-- begin Data provided --
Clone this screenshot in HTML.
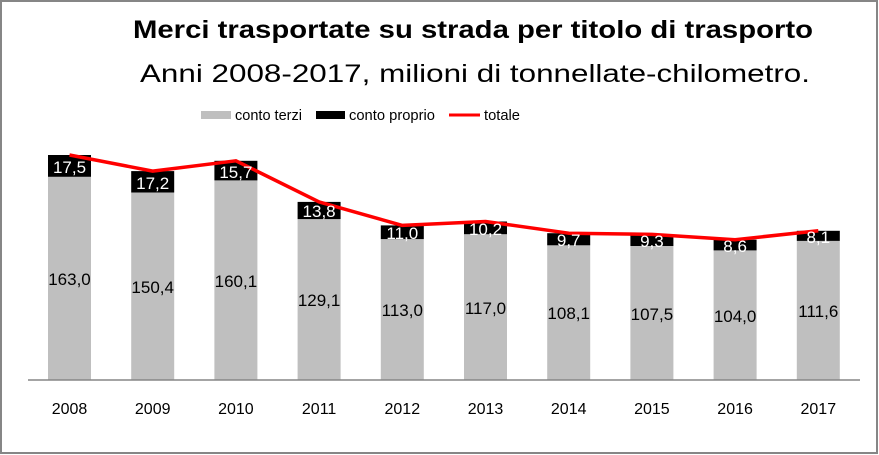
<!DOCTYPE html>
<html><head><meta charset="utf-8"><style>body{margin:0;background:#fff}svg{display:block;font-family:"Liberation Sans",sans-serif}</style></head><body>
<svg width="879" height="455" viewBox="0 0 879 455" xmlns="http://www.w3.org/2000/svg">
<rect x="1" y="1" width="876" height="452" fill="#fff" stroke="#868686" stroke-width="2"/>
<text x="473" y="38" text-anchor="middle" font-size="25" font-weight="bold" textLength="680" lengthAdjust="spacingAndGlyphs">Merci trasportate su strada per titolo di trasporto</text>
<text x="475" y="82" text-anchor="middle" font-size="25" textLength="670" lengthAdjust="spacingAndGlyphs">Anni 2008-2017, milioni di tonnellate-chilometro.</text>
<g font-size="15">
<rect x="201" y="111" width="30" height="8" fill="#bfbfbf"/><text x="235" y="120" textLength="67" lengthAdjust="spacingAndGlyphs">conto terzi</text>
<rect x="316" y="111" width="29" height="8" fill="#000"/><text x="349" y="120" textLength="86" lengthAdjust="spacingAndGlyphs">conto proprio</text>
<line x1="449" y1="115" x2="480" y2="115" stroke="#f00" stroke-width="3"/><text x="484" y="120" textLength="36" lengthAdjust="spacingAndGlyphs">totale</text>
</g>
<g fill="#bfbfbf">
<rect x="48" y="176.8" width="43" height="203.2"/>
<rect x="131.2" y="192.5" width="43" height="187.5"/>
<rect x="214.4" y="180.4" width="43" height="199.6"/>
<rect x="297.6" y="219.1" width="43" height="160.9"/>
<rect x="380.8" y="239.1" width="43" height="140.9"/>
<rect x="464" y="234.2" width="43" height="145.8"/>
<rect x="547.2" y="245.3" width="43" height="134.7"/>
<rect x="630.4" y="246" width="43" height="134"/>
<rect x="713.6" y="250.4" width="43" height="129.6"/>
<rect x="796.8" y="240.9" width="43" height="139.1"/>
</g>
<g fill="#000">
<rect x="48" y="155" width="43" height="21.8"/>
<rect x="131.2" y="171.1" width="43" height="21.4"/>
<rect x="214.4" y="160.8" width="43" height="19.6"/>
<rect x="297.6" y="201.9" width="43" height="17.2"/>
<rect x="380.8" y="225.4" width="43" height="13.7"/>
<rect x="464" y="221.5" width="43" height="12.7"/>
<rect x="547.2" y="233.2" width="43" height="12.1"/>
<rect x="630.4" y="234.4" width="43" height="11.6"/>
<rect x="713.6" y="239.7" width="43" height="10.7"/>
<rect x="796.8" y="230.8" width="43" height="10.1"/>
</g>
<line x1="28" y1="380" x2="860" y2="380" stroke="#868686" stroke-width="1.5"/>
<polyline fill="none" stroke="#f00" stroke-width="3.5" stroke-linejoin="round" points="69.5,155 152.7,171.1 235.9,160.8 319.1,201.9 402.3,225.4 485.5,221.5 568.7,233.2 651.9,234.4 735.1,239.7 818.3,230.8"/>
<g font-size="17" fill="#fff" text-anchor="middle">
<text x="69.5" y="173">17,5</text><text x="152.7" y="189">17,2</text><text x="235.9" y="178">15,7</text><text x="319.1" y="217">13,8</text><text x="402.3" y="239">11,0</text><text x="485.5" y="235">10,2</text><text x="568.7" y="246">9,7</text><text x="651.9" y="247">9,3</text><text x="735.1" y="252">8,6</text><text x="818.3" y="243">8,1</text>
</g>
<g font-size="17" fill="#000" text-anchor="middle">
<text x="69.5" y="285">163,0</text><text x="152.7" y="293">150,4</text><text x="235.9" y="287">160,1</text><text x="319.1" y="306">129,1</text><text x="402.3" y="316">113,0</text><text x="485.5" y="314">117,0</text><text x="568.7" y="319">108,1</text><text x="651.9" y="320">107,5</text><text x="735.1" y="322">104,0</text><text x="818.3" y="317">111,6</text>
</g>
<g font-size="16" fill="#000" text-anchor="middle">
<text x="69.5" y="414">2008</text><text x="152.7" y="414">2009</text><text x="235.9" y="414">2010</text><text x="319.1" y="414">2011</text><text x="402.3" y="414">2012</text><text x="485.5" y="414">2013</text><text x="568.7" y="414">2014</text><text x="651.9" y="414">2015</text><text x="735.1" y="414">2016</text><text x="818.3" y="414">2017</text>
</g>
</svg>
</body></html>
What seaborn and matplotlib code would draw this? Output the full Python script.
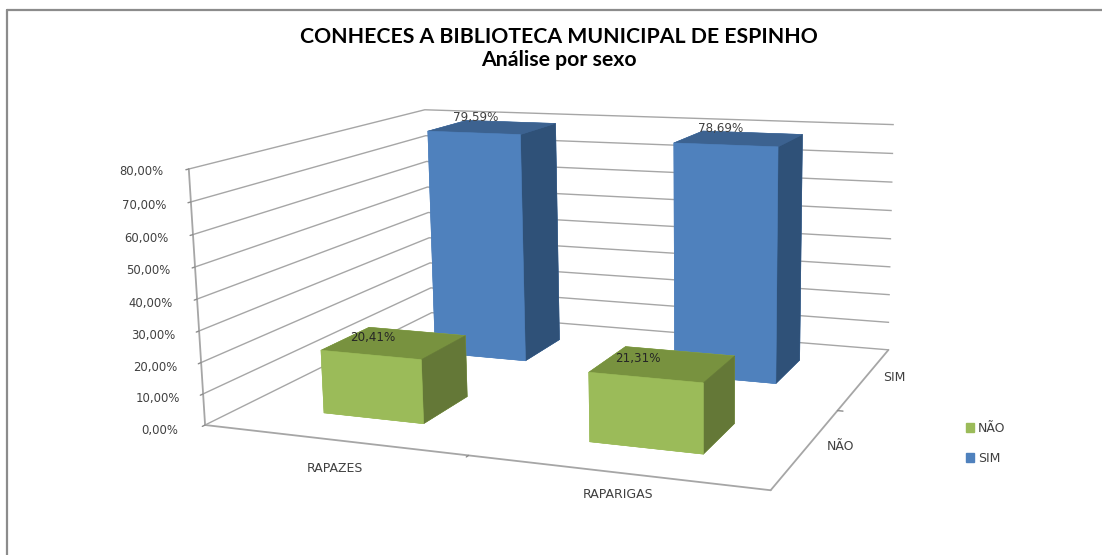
-- end Data provided --
• The exercise:
Isolate the lines that hold the word "this" and copy all of them.

• Reply to the task:
Clone this screenshot in HTML.
What seaborn and matplotlib code would draw this? Output the full Python script.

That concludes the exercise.